__Request__: Give the lines of the material verbatim, from the first line to the line with "const seriesNames = ['Baseline", including both.

__Source data__:
-------------------------

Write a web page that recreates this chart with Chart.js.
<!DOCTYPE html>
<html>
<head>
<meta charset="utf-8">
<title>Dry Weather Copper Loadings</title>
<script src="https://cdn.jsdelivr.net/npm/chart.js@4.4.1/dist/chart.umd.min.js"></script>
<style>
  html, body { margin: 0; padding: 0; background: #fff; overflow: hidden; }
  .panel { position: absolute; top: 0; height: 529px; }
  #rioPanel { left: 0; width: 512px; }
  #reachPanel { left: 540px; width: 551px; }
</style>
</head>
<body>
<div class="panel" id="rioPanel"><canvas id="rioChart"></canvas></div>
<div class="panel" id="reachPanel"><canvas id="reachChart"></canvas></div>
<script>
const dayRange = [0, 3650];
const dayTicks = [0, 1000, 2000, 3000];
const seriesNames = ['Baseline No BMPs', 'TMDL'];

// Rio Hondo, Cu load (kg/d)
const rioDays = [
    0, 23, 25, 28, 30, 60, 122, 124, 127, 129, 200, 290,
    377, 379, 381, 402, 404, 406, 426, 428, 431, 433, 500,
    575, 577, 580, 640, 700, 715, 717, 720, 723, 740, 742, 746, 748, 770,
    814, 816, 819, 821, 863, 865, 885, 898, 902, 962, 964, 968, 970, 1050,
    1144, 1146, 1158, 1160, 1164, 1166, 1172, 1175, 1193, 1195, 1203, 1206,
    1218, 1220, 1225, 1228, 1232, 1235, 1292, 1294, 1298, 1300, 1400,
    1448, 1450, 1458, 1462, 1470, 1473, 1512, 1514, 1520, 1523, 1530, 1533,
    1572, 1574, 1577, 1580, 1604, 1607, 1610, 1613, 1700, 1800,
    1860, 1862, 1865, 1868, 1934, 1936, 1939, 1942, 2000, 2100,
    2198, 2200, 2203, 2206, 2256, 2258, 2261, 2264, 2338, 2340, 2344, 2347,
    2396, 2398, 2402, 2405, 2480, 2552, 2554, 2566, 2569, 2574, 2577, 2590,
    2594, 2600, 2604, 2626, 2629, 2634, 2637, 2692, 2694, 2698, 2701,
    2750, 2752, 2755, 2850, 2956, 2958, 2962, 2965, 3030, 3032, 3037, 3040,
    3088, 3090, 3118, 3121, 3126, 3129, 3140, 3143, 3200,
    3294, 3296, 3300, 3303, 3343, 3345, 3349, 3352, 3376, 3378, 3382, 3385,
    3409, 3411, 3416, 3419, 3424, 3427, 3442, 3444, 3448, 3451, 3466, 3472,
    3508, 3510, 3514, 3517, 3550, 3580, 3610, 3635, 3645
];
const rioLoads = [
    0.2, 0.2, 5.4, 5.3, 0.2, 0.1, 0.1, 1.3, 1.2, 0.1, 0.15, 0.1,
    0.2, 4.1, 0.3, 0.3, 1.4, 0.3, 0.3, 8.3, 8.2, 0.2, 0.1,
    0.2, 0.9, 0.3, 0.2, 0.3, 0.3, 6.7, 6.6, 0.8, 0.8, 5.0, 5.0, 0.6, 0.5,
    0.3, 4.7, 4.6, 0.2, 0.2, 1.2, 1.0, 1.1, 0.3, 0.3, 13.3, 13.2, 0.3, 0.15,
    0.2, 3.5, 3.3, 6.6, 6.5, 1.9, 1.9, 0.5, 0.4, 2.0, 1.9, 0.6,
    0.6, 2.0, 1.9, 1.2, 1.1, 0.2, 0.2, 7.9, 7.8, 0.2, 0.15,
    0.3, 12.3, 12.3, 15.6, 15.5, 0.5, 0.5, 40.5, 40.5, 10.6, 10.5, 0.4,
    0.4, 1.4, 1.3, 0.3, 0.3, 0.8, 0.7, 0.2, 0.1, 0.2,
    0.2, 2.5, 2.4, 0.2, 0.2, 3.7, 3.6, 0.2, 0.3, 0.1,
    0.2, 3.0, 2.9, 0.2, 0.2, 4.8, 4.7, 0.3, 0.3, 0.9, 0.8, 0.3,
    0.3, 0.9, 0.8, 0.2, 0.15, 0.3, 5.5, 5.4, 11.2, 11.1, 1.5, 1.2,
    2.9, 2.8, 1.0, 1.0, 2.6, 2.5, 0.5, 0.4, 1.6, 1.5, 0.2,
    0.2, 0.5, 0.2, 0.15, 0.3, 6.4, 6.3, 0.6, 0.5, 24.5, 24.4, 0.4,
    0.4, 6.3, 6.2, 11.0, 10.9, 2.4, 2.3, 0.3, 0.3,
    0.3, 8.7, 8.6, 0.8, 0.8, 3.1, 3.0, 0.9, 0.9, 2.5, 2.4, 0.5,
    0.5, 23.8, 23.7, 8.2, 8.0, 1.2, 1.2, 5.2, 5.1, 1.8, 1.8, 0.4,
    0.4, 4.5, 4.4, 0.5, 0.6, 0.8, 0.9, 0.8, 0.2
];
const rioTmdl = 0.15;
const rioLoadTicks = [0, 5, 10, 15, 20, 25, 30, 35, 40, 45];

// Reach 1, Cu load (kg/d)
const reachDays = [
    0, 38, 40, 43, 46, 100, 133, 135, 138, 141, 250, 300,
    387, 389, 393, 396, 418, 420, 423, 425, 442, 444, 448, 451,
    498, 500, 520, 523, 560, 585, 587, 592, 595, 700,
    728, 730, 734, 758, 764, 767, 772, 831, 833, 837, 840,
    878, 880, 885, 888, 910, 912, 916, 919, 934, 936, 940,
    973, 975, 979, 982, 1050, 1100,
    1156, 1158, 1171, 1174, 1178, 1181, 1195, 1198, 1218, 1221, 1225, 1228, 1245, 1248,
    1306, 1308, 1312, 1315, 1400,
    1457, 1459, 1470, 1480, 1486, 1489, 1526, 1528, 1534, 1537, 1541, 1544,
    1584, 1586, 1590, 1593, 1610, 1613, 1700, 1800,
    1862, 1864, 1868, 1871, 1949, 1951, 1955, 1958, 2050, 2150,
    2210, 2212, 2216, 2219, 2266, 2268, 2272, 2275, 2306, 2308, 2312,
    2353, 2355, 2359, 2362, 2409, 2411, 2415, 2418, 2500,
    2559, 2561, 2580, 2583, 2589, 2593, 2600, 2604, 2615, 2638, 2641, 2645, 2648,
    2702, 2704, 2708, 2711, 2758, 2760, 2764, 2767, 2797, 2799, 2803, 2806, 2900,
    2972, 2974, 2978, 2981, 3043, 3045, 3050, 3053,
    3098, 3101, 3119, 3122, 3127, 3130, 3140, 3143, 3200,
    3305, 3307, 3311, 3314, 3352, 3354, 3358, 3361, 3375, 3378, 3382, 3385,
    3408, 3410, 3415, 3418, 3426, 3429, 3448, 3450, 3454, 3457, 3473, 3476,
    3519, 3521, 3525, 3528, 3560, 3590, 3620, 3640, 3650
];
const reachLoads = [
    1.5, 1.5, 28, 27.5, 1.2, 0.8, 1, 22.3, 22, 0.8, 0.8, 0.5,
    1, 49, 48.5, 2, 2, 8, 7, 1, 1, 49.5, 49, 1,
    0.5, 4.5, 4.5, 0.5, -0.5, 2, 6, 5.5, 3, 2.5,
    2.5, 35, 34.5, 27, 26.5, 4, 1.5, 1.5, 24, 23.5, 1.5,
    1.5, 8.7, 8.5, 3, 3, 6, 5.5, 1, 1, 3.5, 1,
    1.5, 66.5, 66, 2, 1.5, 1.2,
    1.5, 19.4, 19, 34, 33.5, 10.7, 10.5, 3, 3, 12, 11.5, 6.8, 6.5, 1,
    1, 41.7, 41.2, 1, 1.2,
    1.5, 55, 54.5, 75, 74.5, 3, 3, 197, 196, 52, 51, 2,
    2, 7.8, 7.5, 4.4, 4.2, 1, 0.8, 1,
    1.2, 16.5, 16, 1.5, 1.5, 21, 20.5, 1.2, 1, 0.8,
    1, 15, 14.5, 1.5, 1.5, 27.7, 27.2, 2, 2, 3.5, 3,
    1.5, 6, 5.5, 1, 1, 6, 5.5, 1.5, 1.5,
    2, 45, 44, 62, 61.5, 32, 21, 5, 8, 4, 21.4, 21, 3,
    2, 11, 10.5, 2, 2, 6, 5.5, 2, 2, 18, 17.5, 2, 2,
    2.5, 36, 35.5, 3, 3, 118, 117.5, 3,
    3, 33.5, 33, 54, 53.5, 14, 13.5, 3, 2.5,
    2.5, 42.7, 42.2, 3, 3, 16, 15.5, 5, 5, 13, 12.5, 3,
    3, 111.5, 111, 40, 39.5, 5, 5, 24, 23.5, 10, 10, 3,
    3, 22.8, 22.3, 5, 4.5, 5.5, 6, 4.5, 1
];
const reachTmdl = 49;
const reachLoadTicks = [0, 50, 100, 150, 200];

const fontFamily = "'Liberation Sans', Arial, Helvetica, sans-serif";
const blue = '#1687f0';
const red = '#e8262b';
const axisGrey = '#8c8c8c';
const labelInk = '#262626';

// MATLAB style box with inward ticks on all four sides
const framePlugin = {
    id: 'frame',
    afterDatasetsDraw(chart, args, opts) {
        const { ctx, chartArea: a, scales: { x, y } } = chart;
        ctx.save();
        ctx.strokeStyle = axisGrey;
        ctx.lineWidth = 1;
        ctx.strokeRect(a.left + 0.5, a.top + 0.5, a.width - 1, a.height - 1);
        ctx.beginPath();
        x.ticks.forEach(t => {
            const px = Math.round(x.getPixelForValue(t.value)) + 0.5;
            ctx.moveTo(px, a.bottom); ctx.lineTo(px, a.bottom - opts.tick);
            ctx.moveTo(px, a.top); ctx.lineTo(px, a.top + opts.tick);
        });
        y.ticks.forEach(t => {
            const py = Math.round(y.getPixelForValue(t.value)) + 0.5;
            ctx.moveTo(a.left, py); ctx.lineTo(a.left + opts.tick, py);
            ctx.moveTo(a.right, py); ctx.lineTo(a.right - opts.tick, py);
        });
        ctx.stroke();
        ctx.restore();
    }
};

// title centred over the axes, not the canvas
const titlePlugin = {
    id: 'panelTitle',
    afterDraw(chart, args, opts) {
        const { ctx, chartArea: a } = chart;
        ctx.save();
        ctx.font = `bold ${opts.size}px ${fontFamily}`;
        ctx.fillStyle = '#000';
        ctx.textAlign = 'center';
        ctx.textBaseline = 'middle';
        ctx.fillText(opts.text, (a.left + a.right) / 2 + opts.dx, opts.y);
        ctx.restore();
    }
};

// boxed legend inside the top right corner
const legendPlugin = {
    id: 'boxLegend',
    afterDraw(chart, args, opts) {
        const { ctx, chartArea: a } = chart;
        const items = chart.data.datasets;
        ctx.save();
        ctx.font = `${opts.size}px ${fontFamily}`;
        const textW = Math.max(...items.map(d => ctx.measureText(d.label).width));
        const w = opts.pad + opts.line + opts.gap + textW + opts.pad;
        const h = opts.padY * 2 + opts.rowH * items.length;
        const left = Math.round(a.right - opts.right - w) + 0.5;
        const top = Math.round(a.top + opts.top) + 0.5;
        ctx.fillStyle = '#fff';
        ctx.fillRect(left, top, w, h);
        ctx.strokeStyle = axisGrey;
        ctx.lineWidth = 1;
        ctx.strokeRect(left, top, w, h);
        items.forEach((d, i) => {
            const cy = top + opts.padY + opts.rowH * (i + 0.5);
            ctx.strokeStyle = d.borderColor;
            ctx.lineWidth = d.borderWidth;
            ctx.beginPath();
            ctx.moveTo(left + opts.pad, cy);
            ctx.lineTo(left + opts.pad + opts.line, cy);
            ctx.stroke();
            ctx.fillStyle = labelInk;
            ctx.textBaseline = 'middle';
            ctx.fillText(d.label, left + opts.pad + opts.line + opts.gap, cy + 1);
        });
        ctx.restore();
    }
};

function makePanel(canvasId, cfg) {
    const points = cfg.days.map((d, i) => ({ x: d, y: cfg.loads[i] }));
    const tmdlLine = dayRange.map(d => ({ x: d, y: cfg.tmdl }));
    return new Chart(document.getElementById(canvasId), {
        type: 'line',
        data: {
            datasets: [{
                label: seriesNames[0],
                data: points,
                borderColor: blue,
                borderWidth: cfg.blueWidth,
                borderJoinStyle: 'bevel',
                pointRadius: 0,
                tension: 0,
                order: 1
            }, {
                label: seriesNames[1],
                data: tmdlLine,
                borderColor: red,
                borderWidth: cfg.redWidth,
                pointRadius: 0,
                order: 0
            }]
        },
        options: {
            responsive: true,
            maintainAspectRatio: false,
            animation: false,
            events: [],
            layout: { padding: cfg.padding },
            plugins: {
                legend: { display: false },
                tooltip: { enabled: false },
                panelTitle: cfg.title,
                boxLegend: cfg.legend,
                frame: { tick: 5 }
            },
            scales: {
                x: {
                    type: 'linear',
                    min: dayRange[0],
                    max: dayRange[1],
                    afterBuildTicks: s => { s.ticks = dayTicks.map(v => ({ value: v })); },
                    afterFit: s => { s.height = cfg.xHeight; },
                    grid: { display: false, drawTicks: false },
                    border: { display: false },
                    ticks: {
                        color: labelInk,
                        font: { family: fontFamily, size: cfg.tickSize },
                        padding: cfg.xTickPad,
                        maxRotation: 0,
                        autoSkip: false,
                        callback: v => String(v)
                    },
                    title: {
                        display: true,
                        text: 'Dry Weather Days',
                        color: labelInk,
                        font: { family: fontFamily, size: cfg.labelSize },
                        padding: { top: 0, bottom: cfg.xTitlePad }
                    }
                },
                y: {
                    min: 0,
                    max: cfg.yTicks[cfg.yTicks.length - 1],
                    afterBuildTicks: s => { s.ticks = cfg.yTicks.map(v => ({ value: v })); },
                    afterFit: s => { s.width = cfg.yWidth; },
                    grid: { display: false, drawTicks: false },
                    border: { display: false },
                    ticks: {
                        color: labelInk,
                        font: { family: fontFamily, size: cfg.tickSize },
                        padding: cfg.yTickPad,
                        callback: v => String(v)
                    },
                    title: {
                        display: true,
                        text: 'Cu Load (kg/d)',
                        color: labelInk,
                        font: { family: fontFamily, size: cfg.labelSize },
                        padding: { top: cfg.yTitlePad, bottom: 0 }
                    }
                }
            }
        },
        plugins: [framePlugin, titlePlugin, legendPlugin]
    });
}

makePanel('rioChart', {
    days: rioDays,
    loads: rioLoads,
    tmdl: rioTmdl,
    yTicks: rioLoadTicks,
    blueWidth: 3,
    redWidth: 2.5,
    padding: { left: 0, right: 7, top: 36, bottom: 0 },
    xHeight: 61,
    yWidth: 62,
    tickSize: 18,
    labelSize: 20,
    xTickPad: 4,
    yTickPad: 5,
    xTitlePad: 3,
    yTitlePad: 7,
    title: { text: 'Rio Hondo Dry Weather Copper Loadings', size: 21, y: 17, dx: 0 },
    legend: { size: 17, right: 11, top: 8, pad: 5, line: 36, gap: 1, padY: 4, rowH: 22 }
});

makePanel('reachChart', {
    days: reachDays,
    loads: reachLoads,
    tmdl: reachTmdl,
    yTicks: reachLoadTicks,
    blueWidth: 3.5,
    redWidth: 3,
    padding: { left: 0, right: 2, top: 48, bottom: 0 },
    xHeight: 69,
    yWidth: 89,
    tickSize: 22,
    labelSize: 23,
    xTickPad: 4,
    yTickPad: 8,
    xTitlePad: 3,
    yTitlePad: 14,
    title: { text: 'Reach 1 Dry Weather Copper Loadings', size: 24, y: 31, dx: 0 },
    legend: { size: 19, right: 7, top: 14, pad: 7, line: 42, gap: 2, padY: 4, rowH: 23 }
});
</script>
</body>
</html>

-------------------------

__Completed task__:
Write a web page that recreates this chart with Chart.js.
<!DOCTYPE html>
<html>
<head>
<meta charset="utf-8">
<title>Dry Weather Copper Loadings</title>
<script src="https://cdn.jsdelivr.net/npm/chart.js@4.4.1/dist/chart.umd.min.js"></script>
<style>
  html, body { margin: 0; padding: 0; background: #fff; overflow: hidden; }
  .panel { position: absolute; top: 0; height: 529px; }
  #rioPanel { left: 0; width: 512px; }
  #reachPanel { left: 540px; width: 551px; }
</style>
</head>
<body>
<div class="panel" id="rioPanel"><canvas id="rioChart"></canvas></div>
<div class="panel" id="reachPanel"><canvas id="reachChart"></canvas></div>
<script>
const dayRange = [0, 3650];
const dayTicks = [0, 1000, 2000, 3000];
const seriesNames = ['Baseline No BMPs', 'TMDL'];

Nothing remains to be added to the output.